Guerra no Sudão desencadeia catástrofe ambiental e humanitária

por Carla Quirino - RTP
Mahamat Ramadane - Reuters

A falta de bens essenciais, água potável e a acumulação de corpos empilhados nas ruas estão a criar uma "catástrofe ambiental", dizem os médicos sudaneses. A maioria dos hospitais nas áreas de confronto armado estão "fora de serviço". Na capital Cartum, apenas 16 por cento das unidades de saúde estão operacionais.

A escassez crítica de bens essenciais, como a água, alimentos e combustível, está a intensificar-se na região da capital Cartum com o conflito entre os dois exércitos rivais.

O sindicato dos médicos do Sudão alerta para a “catástrofe ambiental” que já se alastra com o “o número de cadáveres empilhados nas ruas” a crescer.

A organização descreve também que devido ao abastecimento de água estar interrompido em áreas de Cartum, particularmente em Bahri, o aumento de casos de doenças graves aumentaram. Os médicos explicam que as pessoas desesperadas procuram o Nilo e bebem diretamente a água poluída do rio.
Colapso dos serviços de saúde
Os médicos e organizações humanitárias afirmam que o sistema de saúde do país está à beira do colapso.

Apenas 16 por cento dos hospitais da capital sudanesa estão a funcionar, segundo a Organização Mundial de Saúde, com a maioria fechada após ataques diretos durante os combates.

Operando com uma equipa mínima sem anestesiologistas, a médica Houida El-Hassan explica: “Nós simplesmente arriscamos tudo quando saímos para socorrer as pessoas. Muitas estão a morrer a cada dia que passa e precisam da nossa ajuda”. “Estamos extremamente cansados, esgotados, não sabemos se podemos continuar assim”, alerta.

O hospital reabriu inicialmente apenas para emergências, tratando ferimentos de balas e estilhaços, mas depois passou a receber parturientes, casos de insuficiência renal e diabetes.

“Às vezes penso que preferia morrer num bombardeamento a deixar de ajudar um paciente que morre por falta de acesso a medicamentos”, desabafa El-Hassan.

“Não se pode andar dois minutos na rua sem se ser assaltado. As saídas tornaram-se impossíveis nesta área e não temos combustível para abastecer os nossos carros. O bom é que as pessoas que moram perto do hospital deixam-nos usá-los” relata a médica.

O sindicato dos médicos do Sudão deixa claro que a capacidade do sistema de saúde para lidar com a crise e responder às baixas em massa está “a deteriorar-se a cada hora que passa”.

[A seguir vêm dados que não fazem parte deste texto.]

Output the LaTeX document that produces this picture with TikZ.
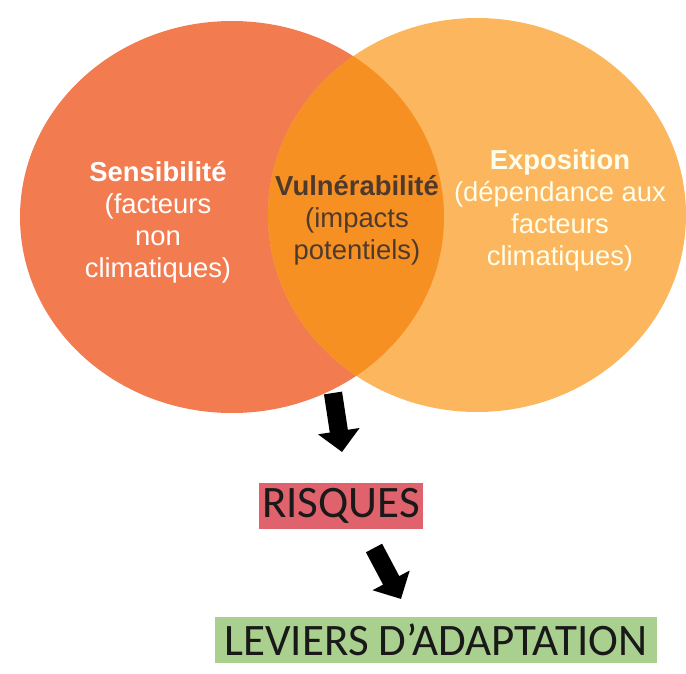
\documentclass[tikz,border=0pt]{standalone}
\usepackage{fontspec}
\setmainfont{Liberation Sans}
\newfontfamily\carlito{Carlito}
\usetikzlibrary{arrows.meta}
\definecolor{sensib}{RGB}{243,123,80}
\definecolor{expos}{RGB}{251,182,94}
\definecolor{vulner}{RGB}{246,144,34}
\definecolor{risq}{RGB}{224,98,108}
\definecolor{levier}{RGB}{170,208,144}
\definecolor{vtext}{RGB}{78,58,44}
\tikzset{
	venntext/.style={align=center, font=\fontsize{19.5}{22.8}\selectfont},
	bigarrow/.style={line width=13pt, -{Triangle[width=29pt,length=15pt]}},
	tagbox/.style={inner sep=0pt, text=black!90, font=\carlito\fontsize{32}{36}\selectfont}
}

\begin{document}
\begin{tikzpicture}[x=0.025cm, y=-0.025cm]
		%%%%% START %%%%%
		\useasboundingbox (0, 0) rectangle (686, 673);
		
		\fill[sensib] (232, 217) ellipse [x radius=212, y radius=196];
		\fill[expos] (477, 215) ellipse [x radius=209, y radius=197];
		\begin{scope}
			\clip (232, 217) ellipse [x radius=212, y radius=196];
			\fill[vulner] (477, 215) ellipse [x radius=209, y radius=197];
		\end{scope}
		
		\node[venntext, text=white] (sensibilite) at (158, 222) {\textbf{Sensibilité}\\(facteurs\\non\\climatiques)};
		\node[venntext, text=vtext] (vulnerabilite) at (357, 220) {\textbf{Vulnérabilité}\\(impacts\\potentiels)};
		\node[venntext, text=white!92!yellow] (exposition) at (560, 210) {\textbf{Exposition}\\(dépendance aux\\facteurs\\climatiques)};
		
		\node[tagbox, fill=risq, minimum width=116.7pt, minimum height=32.7pt] (risques) at (341, 506) {RISQUES};
		\node[tagbox, fill=levier, minimum width=314.4pt, minimum height=32.7pt] (leviers) at (436, 640) {LEVIERS D’ADAPTATION};
		
		\coordinate (lens) at (333, 393);
		\coordinate (lenstip) at (342, 452);
		\coordinate (risqout) at (374, 548);
		\coordinate (risqtip) at (401, 599);
		\draw[bigarrow] (lens) -- (lenstip);
		\draw[bigarrow] (risqout) -- (risqtip);
		%%%%% END %%%%%
	\end{tikzpicture}
\end{document}
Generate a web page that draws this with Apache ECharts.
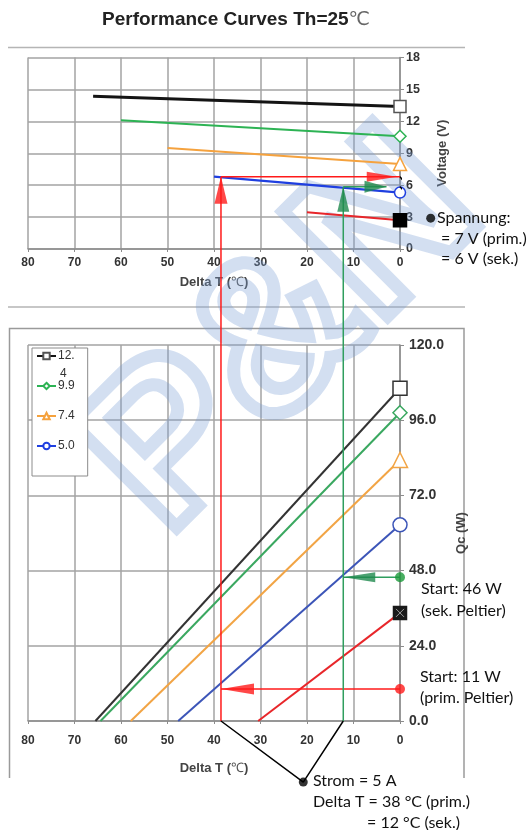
<!DOCTYPE html>
<html><head><meta charset="utf-8">
<script src="https://cdn.jsdelivr.net/npm/echarts@6/dist/echarts.min.js"></script>
<style>html,body{margin:0;padding:0;background:#fff}#c{width:529px;height:830px}</style>
</head><body><div id="c"></div>
<script>
// ---------- data ----------
const xTicks = [80, 70, 60, 50, 40, 30, 20, 10, 0];
const vTicks = [0, 3, 6, 9, 12, 15, 18];
const qTicks = [0, 24, 48, 72, 96, 120];
const legendNames = ['12.4', '9.9', '7.4', '5.0'];
// Voltage (V) vs Delta T
const vBlack  = [[66, 14.35], [0, 13.4]];
const vGreen  = [[60, 12.1], [0, 10.6]];
const vOrange = [[50, 9.5], [0, 8.0]];
const vBlue   = [[40, 6.8], [0, 5.3]];
const vRed    = [[20, 3.45], [0, 2.7]];
// Qc (W) vs Delta T
const qBlack  = [[65.5, 0], [0, 106.2]];
const qGreen  = [[64.4, 0], [0, 98.4]];
const qOrange = [[57.9, 0], [0, 83.3]];
const qBlue   = [[47.7, 0], [0, 62.6]];
const qRed    = [[30.5, 0], [0, 34.5]];
// operating points (primary / secondary Peltier)
const primDT = 38.5, primV = 6.8, primQ = 10.2;
const secDT = 12.2, secV = 5.85, secQ = 45.9;
const topDot = [-6.6, 2.9];     // connector point (top chart coords)
const botDot = [20.8, -19.5];   // connector point (bottom chart coords)

// ---------- chart ----------
const chart = echarts.init(document.getElementById('c'));
const FONT = "'Liberation Sans', Arial, sans-serif";
const NARROW = "'Liberation Sans Narrow', 'Liberation Sans', Arial, sans-serif";
const RED = '#ff1a1a', GRN = '#2f9e5e', GRN_A = '#1f8a4e';
const ANN = "16px Lato, 'Open Sans', sans-serif";

function curve(name, data, gi, color, width, sym, size, fill, border) {
  return {
    type: 'line', name: name, xAxisIndex: gi, yAxisIndex: gi,
    data: data.map((d, i) => i === data.length - 1 ? { value: d } : { value: d, symbol: 'none' }),
    lineStyle: { color: color, width: width },
    symbol: sym, symbolSize: size, showSymbol: true,
    itemStyle: { color: fill, borderColor: border || color, borderWidth: 1.5 },
    z: 3, clip: false, silent: true, animation: false
  };
}
function seg(data, gi, color, width, z) {
  return { type: 'line', xAxisIndex: gi, yAxisIndex: gi, data: data, symbol: 'none',
    lineStyle: { color: color, width: width }, clip: false, silent: true, animation: false, z: z || 5 };
}
function pts(data, gi, sym, size, color, rot, off, extra) {
  return Object.assign({ type: 'scatter', xAxisIndex: gi, yAxisIndex: gi, data: data, symbol: sym,
    symbolSize: size, symbolRotate: rot || 0, symbolOffset: off || [0, 0],
    itemStyle: { color: color }, clip: false, silent: true, animation: false, z: 6 }, extra || {});
}
function txt(x, y, t) {
  return { type: 'text', x: x, y: y, z: 10, style: { text: t, font: ANN, fill: '#111', verticalAlign: 'middle' } };
}

const gridLine = { show: true, lineStyle: { color: '#a3a3a3', width: 1.5 } };
function xAxis(gi, margin, nameGap) {
  return {
    type: 'value', gridIndex: gi, min: 0, max: 80, interval: 10, inverse: true, position: 'bottom',
    axisLine: { show: true, onZero: false, lineStyle: { color: '#8c8c8c', width: 1.5 } },
    axisTick: { show: true, length: 3, lineStyle: { color: '#8c8c8c' } },
    splitLine: gridLine,
    axisLabel: { margin: margin, fontFamily: FONT, fontWeight: 'bold', fontSize: 12, color: '#333',
      formatter: v => xTicks.indexOf(v) >= 0 ? String(v) : '' },
    name: 'Delta T ({b|℃})', nameLocation: 'middle', nameGap: nameGap,
    nameTextStyle: { fontFamily: FONT, fontWeight: 'bold', fontSize: 13, color: '#444',
      rich: { b: { fontFamily: FONT, fontWeight: 'normal', fontSize: 13, color: '#555' } } }
  };
}
function yAxis(gi, ticks, fmt, margin, name, nameGap) {
  return {
    type: 'value', gridIndex: gi, position: 'right', min: ticks[0], max: ticks[ticks.length - 1],
    interval: ticks[1] - ticks[0],
    axisLine: { show: true, lineStyle: { color: '#8c8c8c', width: 1.5 } },
    axisTick: { show: true, length: 4, lineStyle: { color: '#8c8c8c' } },
    splitLine: gridLine,
    axisLabel: { margin: margin, fontFamily: gi === 0 ? FONT : NARROW, fontWeight: 'bold',
      fontSize: gi === 0 ? 12.5 : 14, color: '#333', formatter: fmt },
    name: name, nameLocation: 'middle', nameRotate: 90, nameGap: nameGap,
    nameTextStyle: { fontFamily: FONT, fontWeight: 'bold', fontSize: 13, color: '#444' }
  };
}

const option = {
  backgroundColor: '#fff',
  animation: false,
  grid: [
    { left: 28, top: 57.5, width: 372, height: 191.5 },
    { left: 28, top: 345, width: 372, height: 376 }
  ],
  xAxis: [xAxis(0, 8, 27), xAxis(1, 14, 41)],
  yAxis: [
    yAxis(0, vTicks, v => String(v), 6, 'Voltage (V)', 36),
    yAxis(1, qTicks, v => v.toFixed(1), 9, 'Qc (W)', 41)
  ],
  legend: {
    left: 32, top: 348, orient: 'vertical', itemGap: 18, itemWidth: 19, itemHeight: 8,
    padding: [2, 13, 24, 4], backgroundColor: '#fff', borderColor: '#8c8c8c', borderWidth: 1,
    data: legendNames, selectedMode: false,
    formatter: n => n === '12.4' ? '12.' : n,
    textStyle: { fontFamily: NARROW, fontSize: 12, color: '#333', padding: [0, 0, 0, -3] }
  },
  graphic: [
    { type: 'text', x: 236, y: 20, z: 10, style: { text: '{a|Performance Curves Th=25}{b|℃}',
      align: 'center', verticalAlign: 'middle',
      rich: { a: { font: "bold 19px 'Liberation Sans', Arial", fill: '#222' },
              b: { font: "19px 'DejaVu Sans', sans-serif", fill: '#666' } } } },
    { type: 'line', shape: { x1: 8, y1: 47.5, x2: 465, y2: 47.5 }, style: { stroke: '#b5b5b5', lineWidth: 1.5 }, z: 0 },
    { type: 'line', shape: { x1: 8, y1: 307, x2: 465, y2: 307 }, style: { stroke: '#b5b5b5', lineWidth: 1.5 }, z: 0 },
    { type: 'polyline', shape: { points: [[9.5, 778], [9.5, 328.5], [464, 328.5], [464, 778]] },
      style: { stroke: '#9a9a9a', fill: null, lineWidth: 1.5 }, z: 0 },
    { type: 'text', x: 60, y: 367.5, style: { text: '4', font: "12px 'Liberation Sans Narrow', 'Liberation Sans'", fill: '#333' }, z: 20 },
    txt(437, 218, 'Spannung:'),
    txt(441, 239, '= 7 V (prim.)'),
    txt(441, 259, '= 6 V (sek.)'),
    txt(421, 589, 'Start: 46 W'),
    txt(421, 610.5, '(sek. Peltier)'),
    txt(420, 677, 'Start: 11 W'),
    txt(420, 697.5, '(prim. Peltier)'),
    txt(313, 781, 'Strom = 5 A'),
    txt(313, 802, 'Delta T = 38 °C (prim.)'),
    txt(367, 823, '= 12 °C (sek.)'),
    // watermark
    { type: 'text', x: 285, y: 335, rotation: 45 * Math.PI / 180, z: 2, silent: true,
      style: { text: 'P&N', font: "bold 215px 'Liberation Sans', Arial", fill: null,
        stroke: 'rgba(120,158,212,0.33)', lineWidth: 13, align: 'center', verticalAlign: 'middle' } }
  ],
  series: [
    // top: voltage
    curve('12.4', vBlack, 0, '#141414', 3, 'rect', 12, '#fff', '#555'),
    curve('9.9', vGreen, 0, '#2db354', 2, 'diamond', 12, '#fff'),
    curve('7.4', vOrange, 0, '#f5a23e', 2, 'triangle', 13, '#fff'),
    curve('5.0', vBlue, 0, '#1f3fe0', 2.2, 'circle', 11, '#fff'),
    curve('red', vRed, 0, '#e8262a', 2, 'rect', 13, '#000', '#000'),
    // bottom: Qc
    curve('12.4', qBlack, 1, '#333333', 2, 'rect', 14, '#fff', '#333'),
    curve('9.9', qGreen, 1, '#3aa860', 2, 'diamond', 14, '#fff'),
    curve('7.4', qOrange, 1, '#f2a444', 2, 'triangle', 15, '#fff'),
    curve('5.0', qBlue, 1, '#3c55b8', 2, 'circle', 14, '#fff'),
    curve('red', qRed, 1, '#e8262a', 2, 'rect', 13, '#1a1a1a', '#1a1a1a'),
    pts([qRed[qRed.length - 1]], 1, 'path://M0,0L10,10M10,0L0,10', 8, 'none', 0, [0, 0],
      { itemStyle: { color: 'none', borderColor: '#bbb', borderWidth: 1 }, z: 7 }),
    // annotations: horizontal arrows
    seg([[primDT, primV], [0, primV]], 0, RED, 1.5),
    seg([[secDT, secV], [2.9, secV]], 0, GRN, 1.5),
    seg([[0, primQ], [primDT, primQ]], 1, RED, 1.5),
    seg([[0, secQ], [secDT, secQ]], 1, GRN, 1.5),
    // vertical lines (bottom part)
    seg([[primDT, 0], [primDT, 120]], 1, RED, 1.5),
    seg([[secDT, 0], [secDT, 120]], 1, GRN, 1.5),
    // connectors
    seg([[0, primV], topDot, [0, secV]], 0, '#000', 1.5, 7),
    seg([[primDT, 0], botDot, [secDT, 0]], 1, '#000', 1.5, 7),
    pts([topDot], 0, 'circle', 9, '#000'),
    pts([botDot], 1, 'circle', 9, '#000'),
    // start dots
    pts([[0, primQ]], 1, 'circle', 10, '#ff1a1a'),
    pts([[0, secQ]], 1, 'circle', 10, '#1a9a3a'),
    // arrowheads
    pts([[0.7, primV]], 0, 'triangle', [10, 30], RED, -90, [-15, 0]),
    pts([[2.9, secV]], 0, 'triangle', [12, 22], GRN_A, -90, [-11, 0]),
    pts([[primDT, primV]], 0, 'triangle', [13, 27], RED, 0, [0, 13.5]),
    pts([[secDT, secV]], 0, 'triangle', [12, 25], GRN_A, 0, [0, 12.5]),
    pts([[primDT, primQ]], 1, 'triangle', [11, 33], RED, 90, [16.5, 0]),
    pts([[secDT, secQ]], 1, 'triangle', [10, 32], GRN_A, 90, [16, 0])
  ]
};
chart.setOption(option);

// upper part of the vertical lines: from top of lower chart up to the voltage curve
const yGap = chart.convertToPixel({ gridIndex: 1 }, [0, 120])[1];
const vGap = chart.convertFromPixel({ gridIndex: 0 }, [0, yGap])[1];
const s = option.series.slice();
s.push(seg([[primDT, vGap], [primDT, primV]], 0, RED, 1.5));
s.push(seg([[secDT, vGap], [secDT, secV]], 0, GRN, 1.5));
chart.setOption({ series: s });
</script>
</body></html>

Afirma que 70 por cento dos hospitais “dentro e ao redor das áreas usadas como campos de batalha estão fora de serviço”. Os poucos operacionais “estão ameaçados de fecho total, devido à falta de provisões, falta de pessoal de saúde e falta de água e eletricidade”, alerta.

“O sistema de saúde está à beira do colapso, já que muitos hospitais e outros estabelecimentos de saúde encerraram as portas, porque simplesmente não conseguem funcionar”, disse Alyona Synenko, porta-voz do Comité Internacional da Cruz Vermelha em África.
Êxodo
Muitos serviços essenciais e de emergência foram transferidos para a cidade de Port Sudan, a 800 quilómetros de distância, na costa do Mar Vermelho, que se tornou a capital administrativa temporária do país ao abrigar milhares de pessoas que fugiram dos combates em Cartum, Omdurman e partes de Darfur.

“A escala e a velocidade do que está a acontecer não têm precedentes no Sudão”, disse Stéphane Dujarric, porta-voz do secretário-geral da ONU.

"A situação humanitária está chegando ao ponto de ruptura”, acrescenta a agência.

O cessar-fogo entre as Forças de Apoio Rápido (RSF) paramilitares Forças Armadas Sudanesas (SAF) tem sido muito pouco respeitado, cortando o abastecimento à capital.

Na segunda-feira, houve relatos de novas explosões e confrontos nos distritos de Bahri e Kafouri, no norte de Cartum. No sul da cidade, moradores relataram que as RSF paramilitares dispararam mísseis antiaéreos em resposta aos bombardeamentos das SAF.

De acordo com as Nações Unidas, a violência dos confrontos levar 800 mil pessoas a fugir do país. Cerca de 73 mil já deixaram o Sudão, declara Raouf Mazou, alto funcionário da ONU. O Egito relatou que 40.000 sudaneses já cruzaram a sua fronteira.

O conflito entra na terceira semana e conta com mais de 500 de mortos e 4,5 mil feridos.